- By Sherril Hanson
- June 15, 2022
Recent data collected by Workhuman and Gallup indicates that even with the demonstrated cost savings and value to company culture of implementing an employee recognition program, many companies are lagging in their focus on recognition, or are not providing the type of recognition employees need.
Recognition is an important and sometimes overlooked factor in job satisfaction and engagement, having not only an impact on work performance, attrition rates, and turnover costs, but also overall viewpoint on life, well-being, and the feeling of connectedness an employee has with its employer.
Dash Research recently spoke with Grant Beckett, SVP Corporate Strategy at Workhuman about the importance of recognition and where it fits into the employee experience landscape. According to Beckett, “Our bread and butter at Workhuman has always been recognition, and we have long known that when employees are recognized there will be lower attrition and increased engagement.”

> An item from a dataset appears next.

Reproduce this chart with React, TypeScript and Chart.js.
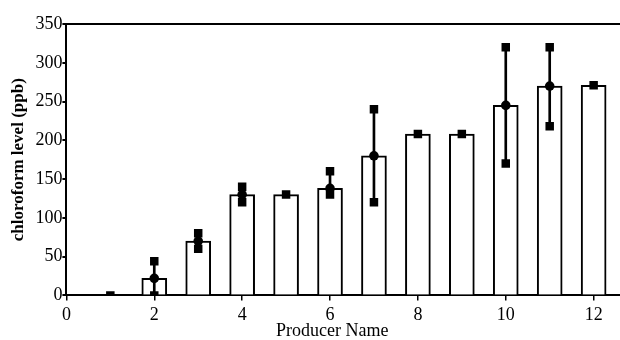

Beckett continues, “The biggest thing here is socially building up a culture of what ‘good’ looks like. Allowing employees to communicate the good they see in each other through recognition. This helps create a positive culture more than awards hanging on a wall.”
According to the research, more than half of employees surveyed say the recognition they are receiving at work does not feel authentic or equitable, and that they are actively looking for new jobs. Other research highlights include:
- More than eight in 10 senior leaders (81%) say recognition is a not major strategic priority for their organization. More than one in 10 senior leaders do not know if their organization has an allocated budget for recognition.

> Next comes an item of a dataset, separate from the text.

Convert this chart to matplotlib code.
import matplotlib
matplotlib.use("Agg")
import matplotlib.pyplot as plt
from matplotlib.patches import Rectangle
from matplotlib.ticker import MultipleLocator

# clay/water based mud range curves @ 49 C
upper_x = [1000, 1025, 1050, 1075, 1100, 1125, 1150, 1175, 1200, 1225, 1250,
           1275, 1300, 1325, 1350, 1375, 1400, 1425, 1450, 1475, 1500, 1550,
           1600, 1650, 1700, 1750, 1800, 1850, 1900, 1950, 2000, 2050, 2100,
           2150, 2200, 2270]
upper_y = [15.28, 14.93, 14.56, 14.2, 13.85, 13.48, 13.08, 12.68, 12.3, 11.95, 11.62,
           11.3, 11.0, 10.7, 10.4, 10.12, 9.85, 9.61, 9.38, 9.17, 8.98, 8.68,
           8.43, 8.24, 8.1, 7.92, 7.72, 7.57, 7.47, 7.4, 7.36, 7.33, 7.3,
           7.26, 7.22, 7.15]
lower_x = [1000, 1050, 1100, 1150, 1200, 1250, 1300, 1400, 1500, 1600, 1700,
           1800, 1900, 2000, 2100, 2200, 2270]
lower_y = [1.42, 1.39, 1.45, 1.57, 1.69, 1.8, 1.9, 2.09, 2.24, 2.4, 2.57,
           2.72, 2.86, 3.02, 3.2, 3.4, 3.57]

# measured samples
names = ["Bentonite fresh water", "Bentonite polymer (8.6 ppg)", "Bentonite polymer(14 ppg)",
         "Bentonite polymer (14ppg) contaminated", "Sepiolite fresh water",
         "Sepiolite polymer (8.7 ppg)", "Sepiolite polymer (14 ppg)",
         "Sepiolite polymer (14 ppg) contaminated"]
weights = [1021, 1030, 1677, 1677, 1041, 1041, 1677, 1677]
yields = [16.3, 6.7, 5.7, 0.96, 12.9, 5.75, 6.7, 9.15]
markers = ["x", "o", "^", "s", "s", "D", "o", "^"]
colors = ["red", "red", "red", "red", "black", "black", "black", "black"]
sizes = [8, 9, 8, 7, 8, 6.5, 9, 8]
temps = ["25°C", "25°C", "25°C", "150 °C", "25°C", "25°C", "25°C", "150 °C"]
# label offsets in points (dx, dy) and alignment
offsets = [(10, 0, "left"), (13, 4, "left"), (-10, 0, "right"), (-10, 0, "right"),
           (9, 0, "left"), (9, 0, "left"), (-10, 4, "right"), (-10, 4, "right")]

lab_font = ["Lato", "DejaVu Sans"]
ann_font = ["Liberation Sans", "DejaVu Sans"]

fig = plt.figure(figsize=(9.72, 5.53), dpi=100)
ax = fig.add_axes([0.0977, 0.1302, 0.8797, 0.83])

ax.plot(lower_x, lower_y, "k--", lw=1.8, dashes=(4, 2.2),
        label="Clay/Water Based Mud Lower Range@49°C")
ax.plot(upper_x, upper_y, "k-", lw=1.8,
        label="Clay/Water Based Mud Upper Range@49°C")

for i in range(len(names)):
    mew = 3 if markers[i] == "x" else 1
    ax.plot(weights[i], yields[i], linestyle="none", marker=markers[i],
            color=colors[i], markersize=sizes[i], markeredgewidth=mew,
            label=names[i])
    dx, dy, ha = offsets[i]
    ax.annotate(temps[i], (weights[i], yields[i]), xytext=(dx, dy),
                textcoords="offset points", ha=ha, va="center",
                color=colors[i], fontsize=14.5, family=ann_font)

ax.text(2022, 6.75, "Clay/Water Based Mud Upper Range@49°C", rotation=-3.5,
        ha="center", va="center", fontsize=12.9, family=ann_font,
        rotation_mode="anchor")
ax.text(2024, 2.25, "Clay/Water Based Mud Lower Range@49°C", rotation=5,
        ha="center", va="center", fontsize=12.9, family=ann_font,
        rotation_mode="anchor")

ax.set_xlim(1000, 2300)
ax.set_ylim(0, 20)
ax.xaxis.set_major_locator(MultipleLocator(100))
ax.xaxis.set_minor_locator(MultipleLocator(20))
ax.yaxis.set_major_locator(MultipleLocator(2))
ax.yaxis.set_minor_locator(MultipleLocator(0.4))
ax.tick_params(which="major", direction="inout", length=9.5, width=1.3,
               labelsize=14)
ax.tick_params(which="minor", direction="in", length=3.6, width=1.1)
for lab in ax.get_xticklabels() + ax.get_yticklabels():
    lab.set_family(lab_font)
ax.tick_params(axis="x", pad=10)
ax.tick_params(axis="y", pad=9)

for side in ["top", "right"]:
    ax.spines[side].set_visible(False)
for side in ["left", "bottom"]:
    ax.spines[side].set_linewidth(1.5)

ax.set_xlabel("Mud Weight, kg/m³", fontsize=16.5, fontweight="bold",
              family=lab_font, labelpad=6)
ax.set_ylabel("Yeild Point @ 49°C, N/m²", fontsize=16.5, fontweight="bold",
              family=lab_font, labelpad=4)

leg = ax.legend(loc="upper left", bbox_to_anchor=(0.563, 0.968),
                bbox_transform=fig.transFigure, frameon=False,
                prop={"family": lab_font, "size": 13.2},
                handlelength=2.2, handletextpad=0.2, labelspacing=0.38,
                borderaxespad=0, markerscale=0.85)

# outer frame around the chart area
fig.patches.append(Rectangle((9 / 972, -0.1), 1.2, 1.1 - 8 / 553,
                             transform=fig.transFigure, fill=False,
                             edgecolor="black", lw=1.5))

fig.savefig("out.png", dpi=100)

- Only about one third of employees say their employer has a formal recognition program
- Two in five employees (40%) say they are not receiving enough recognition from leaders at their organization—only a few times a year at most.
- A 10,000-person organization with an already engaged workforce can save up to $16.1 million annually by making recognition an important part of its culture.

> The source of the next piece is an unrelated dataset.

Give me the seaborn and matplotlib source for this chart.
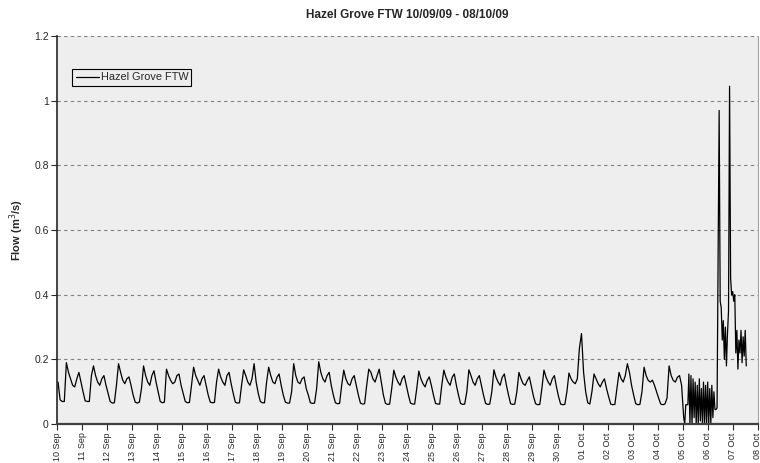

Recognition must feel authentic, equitable and personal. Employees not receiving the right type of recognition are two or more times as likely to say they do not plan to be employed at the same organization in one year. When done correctly and part of the company culture, the benefits are many.
“The Gallup data clearly show that when recognition is truly embedded in workplace culture, people feel its full impact — they feel seen and valued, motivated to put in a little extra, and supported to reach their full potential,” says Chris French, Workhuman EVP. “In today’s world of distributed and hybrid work, keeping employees connected and engaged is a major business priority. By implementing and nurturing a strong and strategic recognition program, many problems organizations face could be overcome. Recognition is no longer a nice-to-have program, but rather a business imperative.”
Even something as seemingly simple as recognizing life events can have multiplicative effects on positive employee experience. Only 15% of employees strongly agree their organization recognizes people for life events such as birthdays, weddings, and other personal events.
“Employee experience is not something that is transactional,” says Grant Beckett. “When an employee has a life milestone, there are many transactional HR functions that need to occur. For an example, if an employee has a baby, there is benefits administration, leave paperwork, training for a temporary replacement, etc. While these operational actions are important to an employee, its not an experience, it’s a transaction. The Workhuman solution enables companies to create experiences through acknowledgement, recognition, and celebration of life milestones.”Service milestones can be celebrated via the platform as well, with onboarding, transfers and promotion being socially celebrating with personalized messages, images, videos, etc.
There are many technologies supporting employee experience, either directly or indirectly, but not all of them pass the “what’s in it for the employee test.” Technologies providing straightforward ways to build company culture, as well as foster well-being and meaningful connection will be important ones as new remote/hybrid models continue to evolve and companies fight to retain their workforce.